“Cukuplah bagi seorang murid jika ia menjadi sama seperti gurunya” (Yer 18:1-6; Mzm 146:2-6; Mat 13:47-53)

Seorang murid tidak lebih dari pada gurunya, atau seorang hamba dari pada tuannya. Cukuplah bagi seorang murid jika ia menjadi sama seperti gurunya dan bagi seorang hamba jika ia menjadi sama seperti tuannya. Jika tuan rumah disebut Beelzebul, apalagi seisi rumahnya. Jadi janganlah kamu takut terhadap mereka, karena tidak ada sesuatu pun yang tertutup yang tidak akan dibuka dan tidak ada sesuatu pun yang tersembunyi yang tidak akan diketahui. Apa yang Kukatakan kepadamu dalam gelap, katakanlah itu dalam terang; dan apa yang dibisikkan ke telingamu, beritakanlah itu dari atas atap rumah.” (Mat 10:24-27), demikian kutipan Warta Gembira hari ini.

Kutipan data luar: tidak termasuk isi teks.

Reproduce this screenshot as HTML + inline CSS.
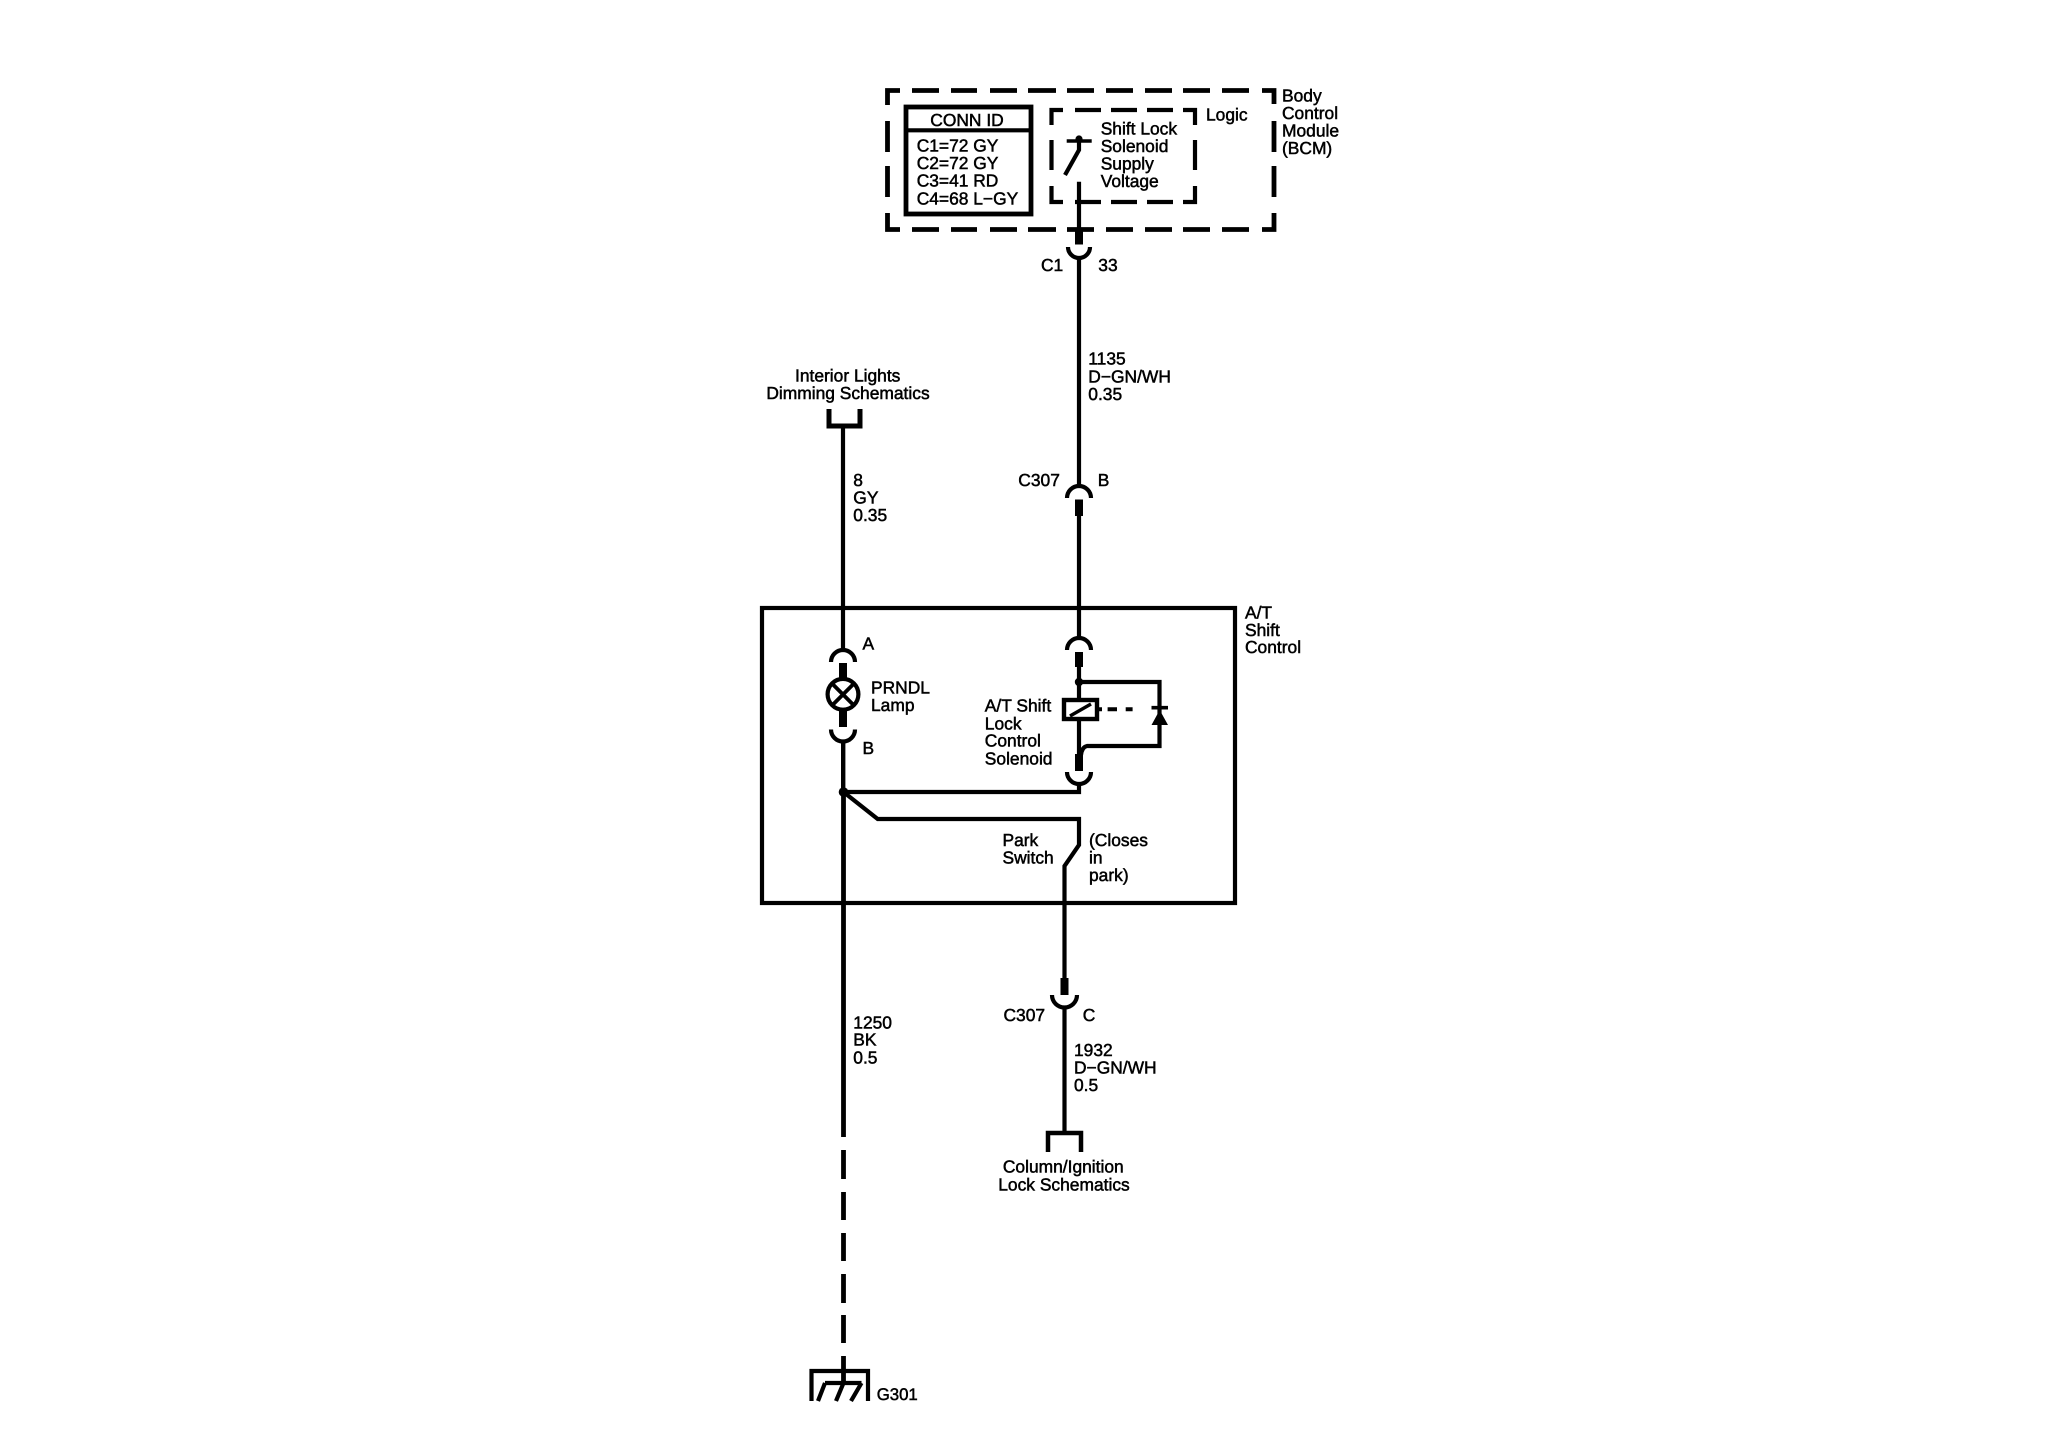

Berrefleksi atas bacaan-bacaan dalam rangka mengenangkan pesta St.Petrus Faber, imam Yesuit, sahabat St.Iignatius Loyola, hari ini saya sampaikan catatan-catatan sederhana sebagai berikut:

· Pertama-tama saya minta maaf kalau hari ini saya mengambil bacaan dan tema pesta St.Petrus Faber, imam Yesuit, karena saya juga imam Yesuit. Petrus Faber adalah seorang anak gembala domba, dan baru setelah usia 10 th ia belajar membaca dan menulis. Dalam tugas belajarnya ia akhirnya belajar di Universitas Sorbone-Paris, yang terkenal waktu itu sampai sekarang, dan di universitas ini ia berkenalan dengan Ignatius Loyola serta kemudian berguru kepada Ignatius Loyola perihal Latihan Rohani atau olah kebatinan Kristiani. Dan selanjutnya ia menjadi sahabat Ignatius Loyola, gurunya, sampai mati. Petrus Faber meneladan gurunya, Ignatius Loyola, memberitakan Kabar Baik “dari atas rumah”, yang berarti mengatasi melintasi batas daerah maupun suku dan bangsa alias siap sedia diutus untuk mewartakan Kabar Baik ke seluruh dunia. Semangat merasul para pengikut St.Ignatius Loyola memang siap sedia untuk memasuki daerah-daerah ‘frontier’ , di perbatasan aneka masalah, tantangan, suku dan bangsa, di antara ketegangan-ketegangan kehidupan atau remang-reman kehidupan untuk menanggapi sabda Yesus:”Apa yang Kutakataan kepadamu dalam gelap, katakanlah itu dalam terang”. Yang disabdakan oleh Yesus dalam gelap berarti dalam permenungan, meditasi atau kontemplasi, dimana dalam doa-doa ini orang menerima pencerahan dan pewahyuan baru, yang selanjutnya diteruskan kepada saudara-saudarinya dimana pun dan kapan pun. Kami berharap kepada segenap umat beriman untuk tidak takut dan tidak gentar meneruskan atau mewartakan apa yang baik, benar dan suci yang diterima atau ditemukan dalam doa atau pembelajaran dan pembacaan kepada siapapun dan dimanapun dalam hidup, pekerjaan dan pelayanan sehari-hari.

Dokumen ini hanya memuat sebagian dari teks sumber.